No pueden terminarse estas reflexiones sin apuntar, así sea superficialmente, el aspecto económico. Bajo el sistema económico capitalista el gobierno, o espacio público, está disociado del poder, o espacio privado. Cuanto mayor es la distancia entre ambos espacios, mayor es la subordinación de lo público –democrático- a lo privado –antidemocrático-. Sin embargo, la base filosófica del republicanismo radical es la libertad entendida como libertad positiva (capacidad de desarrollar los propios planes de vida; como no dependencia de otros; como autogobierno), de modo que en un espacio político inscrito sobre la base del sistema económico capitalista es imposible realizar el ideal republicano. Ello implicaría, necesariamente, la necesidad de adjetivar con socialista el ideal republicano. Abriéndose así la posibilidad de conectar los intereses del movimiento obrero clásico y de los nuevos movimientos sociales nacidos tras la caída del muro de Berlín.



[1] En la antigua Grecia idiota o inepto era aquél que no se ocupaba más que de los intereses propios, dejando de lado el interés público

[2] M. Bovero (2002): Una gramática de la democracia. Contra el gobierno de los peores. Trotta, Madrid.

[3] Lo que a su vez dependerá de la propia configuración institucional interna –las reglas de juego- de los partidos políticos. Así, el riesgo es a la creación de oligarquías internas que acaban ocupando los planos intermedios de la pirámide.
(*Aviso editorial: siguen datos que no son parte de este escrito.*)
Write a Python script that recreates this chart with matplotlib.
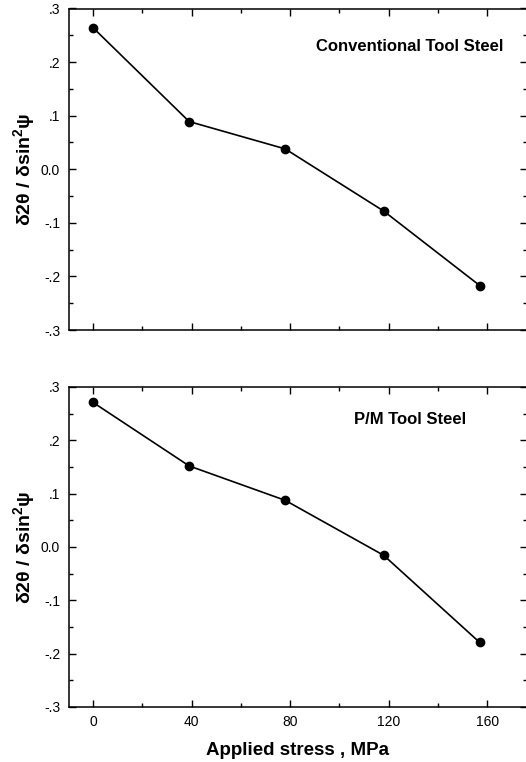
import matplotlib
matplotlib.use("Agg")
import matplotlib.pyplot as plt
from matplotlib.ticker import MultipleLocator, FuncFormatter

stress = [0, 39, 78, 118, 157]
conventional = [0.264, 0.089, 0.038, -0.078, -0.217]
pm = [0.271, 0.152, 0.0875, -0.0156, -0.179]
titles = ["Conventional Tool Steel", "P/M Tool Steel"]
xticks = [0, 40, 80, 120, 160]
ylabel = r"$\mathbf{\delta 2\theta\ /\ \delta sin^2\psi}$"

plt.rcParams['font.family'] = ['Liberation Sans', 'DejaVu Sans']
plt.rcParams['mathtext.fontset'] = 'custom'
plt.rcParams['mathtext.rm'] = 'Liberation Sans'
plt.rcParams['mathtext.bf'] = 'Liberation Sans:bold'
plt.rcParams['mathtext.it'] = 'Liberation Sans:italic'

fig = plt.figure(figsize=(5.26, 7.62), dpi=100)
W, H = 526, 762

def fmt(v, pos):
    if abs(v) < 1e-9:
        return "0.0"
    s = f"{v:.1f}"
    return s.replace("0.", ".")

def make_ax(top_px, bot_px):
    left, right = 68.5, 526.5
    return fig.add_axes([left / W, 1 - bot_px / H, (right - left) / W, (bot_px - top_px) / H])

axes = [make_ax(8.5, 330), make_ax(387, 707)]
series = [conventional, pm]
label_pos = [(0.745, 0.881), (0.745, 0.897)]

for i, ax in enumerate(axes):
    ax.plot(stress, series[i], color='black', lw=1.2, marker='o', ms=6)
    ax.set_xlim(-10, 176)
    ax.set_ylim(-0.3, 0.3)
    ax.set_xticks(xticks)
    ax.xaxis.set_minor_locator(MultipleLocator(20))
    ax.yaxis.set_major_locator(MultipleLocator(0.1))
    ax.yaxis.set_minor_locator(MultipleLocator(0.05))
    ax.yaxis.set_major_formatter(FuncFormatter(fmt))
    ax.tick_params(which='both', direction='in', top=True, right=True, labelsize=10, width=1)
    ax.tick_params(which='major', length=5, pad=6)
    ax.tick_params(which='minor', length=3)
    for s in ax.spines.values():
        s.set_linewidth(1.1)
    ax.set_ylabel(ylabel, fontsize=14, labelpad=3)
    ax.text(label_pos[i][0], label_pos[i][1], titles[i], transform=ax.transAxes,
            ha='center', va='center', fontsize=12, fontweight='bold')

axes[0].tick_params(labelbottom=False)
axes[1].set_xlabel("Applied stress , MPa", fontsize=13.5, fontweight='bold', labelpad=9)

fig.savefig("out.png", dpi=100)
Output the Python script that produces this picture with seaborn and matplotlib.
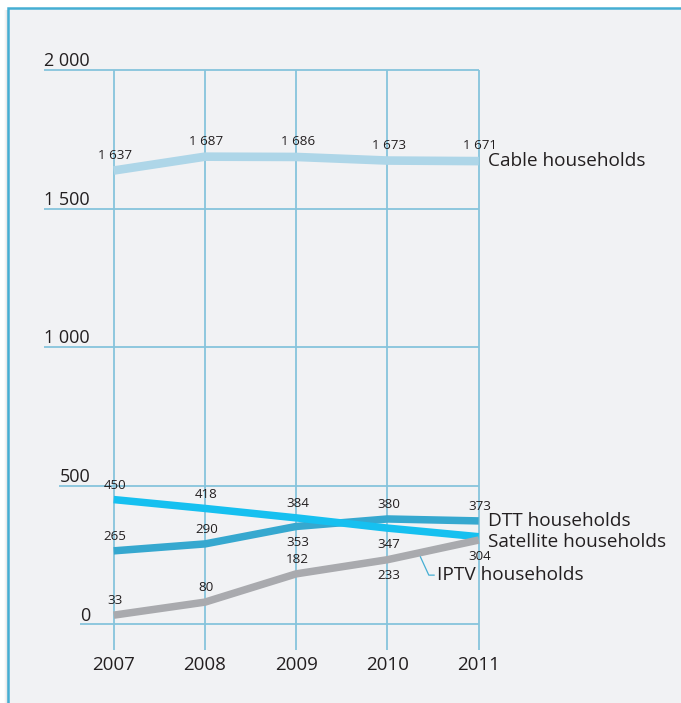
import numpy as np
import pandas as pd
import seaborn as sns
import matplotlib.pyplot as plt
from matplotlib.patches import Rectangle

# datos
years = [2007, 2008, 2009, 2010, 2011]
cable = [1637, 1687, 1686, 1673, 1671]
dtt = [265, 290, 353, 380, 373]
satellite = [450, 418, 384, 347, 316]
iptv = [33, 80, 182, 233, 304]

y_ticks = [0, 500, 1000, 1500, 2000]
y_tick_labels = ['0', '500', '1 000', '1 500', '2 000']

series_names = ['Cable households', 'DTT households', 'Satellite households', 'IPTV households']
series_values = [cable, dtt, satellite, iptv]
# donde va cada etiqueta de valor: 1 arriba, -1 abajo, 0 sin etiqueta
label_side = [
    [1, 1, 1, 1, 1],
    [1, 1, -1, 1, 1],
    [1, 1, 1, -1, 0],
    [1, 1, 1, -1, -1],
]

colors = ['#AED6E8', '#36A8CF', '#16C0F0', '#A9AAAE']
widths = [6.2, 5.4, 5.4, 5.4]
GRID = '#86C4DC'
FRAME = '#45AED3'
TEXT = '#231F20'
BG = '#F1F2F4'

sns.set_style('white')
plt.rcParams['font.family'] = ['Open Sans', 'DejaVu Sans']

df = pd.DataFrame({
    'year': np.tile(years, len(series_names)),
    'value': np.concatenate(series_values),
    'serie': np.repeat(series_names, len(years)),
})

fig = plt.figure(figsize=(6.81, 7.03), dpi=100)
fig.patch.set_facecolor('white')

# marco del recuadro con sombra a la izquierda
top = 1 - 8 / 703
for k, a in enumerate([0.04, 0.07, 0.10, 0.14]):
    fig.patches.append(Rectangle(((4 + k) / 681, -0.1), 1.2, top + 0.1 - 2 / 703, transform=fig.transFigure,
                                 fc='#999999', ec='none', alpha=a, zorder=-3))
fig.patches.append(Rectangle((8 / 681, -0.1), 1.2, top + 0.1, transform=fig.transFigure,
                             fc=BG, ec=FRAME, lw=1.8, zorder=-1))

ax = fig.add_axes([0, 0, 1, 1])
XLIM = (2005.754, 2013.217)
YLIM = (-283.9, 2252.2)
PX_X = (XLIM[1] - XLIM[0]) / 681   # anos por pixel
PX_Y = (YLIM[1] - YLIM[0]) / 703   # unidades por pixel

# cuadricula vertical
ax.vlines(years, -92.7, 2000, color=GRID, lw=1.3, zorder=1)

# lineas
for name, c, w in zip(series_names, colors, widths):
    sns.lineplot(data=df[df['serie'] == name], x='year', y='value', color=c, lw=w,
                 ax=ax, legend=False, zorder=3, solid_capstyle='butt', solid_joinstyle='round')
ax.set_xlim(*XLIM)
ax.set_ylim(*YLIM)
ax.axis('off')
ax.patch.set_alpha(0)

# etiquetas del eje y encima de cada linea
renderer = fig.canvas.get_renderer()
for t, lab in zip(y_ticks, y_tick_labels):
    txt = ax.annotate(lab, xy=(years[0], t), xytext=(-17, 2.6), textcoords='offset points',
                      ha='right', va='baseline', fontsize=13, color=TEXT)
    bb = txt.get_window_extent(renderer)
    x0 = ax.transData.inverted().transform((bb.x0, bb.y0))[0]
    ax.hlines(t, x0, years[-1], color=GRID, lw=1.3, zorder=1)

# etiquetas del eje x
for yr in years:
    ax.annotate(str(yr), xy=(yr, 0), xytext=(0, -29), textcoords='offset points',
                ha='center', va='center', fontsize=13.5, color=TEXT)

# etiquetas de valores
for vals, sides in zip(series_values, label_side):
    for yr, v, s in zip(years, vals, sides):
        if s == 0:
            continue
        off = 10.2 if s > 0 else -11.5
        if vals is cable:
            off = 11
        ax.annotate(f'{v:,}'.replace(',', ' '), xy=(yr, v), xytext=(1, off),
                    textcoords='offset points', ha='center', va='center',
                    fontsize=9.6, color=TEXT, zorder=5)

# nombres de las series
ax.annotate('Cable households', xy=(years[-1], cable[-1]), xytext=(6.5, 0),
            textcoords='offset points', ha='left', va='center', fontsize=13.7, color=TEXT)
ax.annotate('DTT households', xy=(years[-1], dtt[-1]), xytext=(6.5, 0),
            textcoords='offset points', ha='left', va='center', fontsize=13.7, color=TEXT)
ax.annotate('Satellite households', xy=(years[-1], satellite[-1]), xytext=(6.5, -3.5),
            textcoords='offset points', ha='left', va='center', fontsize=13.7, color=TEXT)

# IPTV con linea guia
x_lead = 2010.36
y_lead = np.interp(x_lead, years, iptv) - 4 * PX_Y
gx = [x_lead, x_lead + 8.5 * PX_X, x_lead + 14 * PX_X]
gy = [y_lead, y_lead - 18.5 * PX_Y, y_lead - 18.5 * PX_Y]
ax.plot(gx, gy, color=FRAME, lw=0.9, zorder=4)
ax.annotate('IPTV households', xy=(gx[-1], gy[-1]), xytext=(2, 0),
            textcoords='offset points', ha='left', va='center', fontsize=13.7, color=TEXT)

plt.savefig('out.png', dpi=100)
[4] Además, el hecho de cambiar a todos los representantes de los planos intermedios, sus organizaciones, por otras simplemente produce un formateo que libera temporalmente. Al ser las reglas del juego democrático las mismas, e inducir al tipo de proceso descrito, el resultado acaba siendo el mismo -o muy parecido- con lo que se asienta la sensación de que “todos son iguales”.

[5] F. Ovejero (2008): Incluso un pueblo de demonios: democracia, liberalismo, republicanismo. Katz, Buenos Aires.

[6] G. Pisarello (2011): Un largo termidor. La ofensiva del constitucionalismo antidemocrático. Trotta, Madrid.

[7] Esto no quiere decir que el establecimiento de derechos constitucionales sea un deseo sólo de los autores liberales. Marxistas como Carlos Fernández Liria y Luís Alegre, o republicanos como Luigi Ferrajoli creen igualmente necesario salvaguardar determinados derechos, especialmente sociales, en un orden constitucional. Ver: C. F. Liria (2012): ¿Para qué servimos los filósofos? Catarata, Madrid, y L. Ferrajoli (2010): Democracia y garantismo. Trotta, Madrid.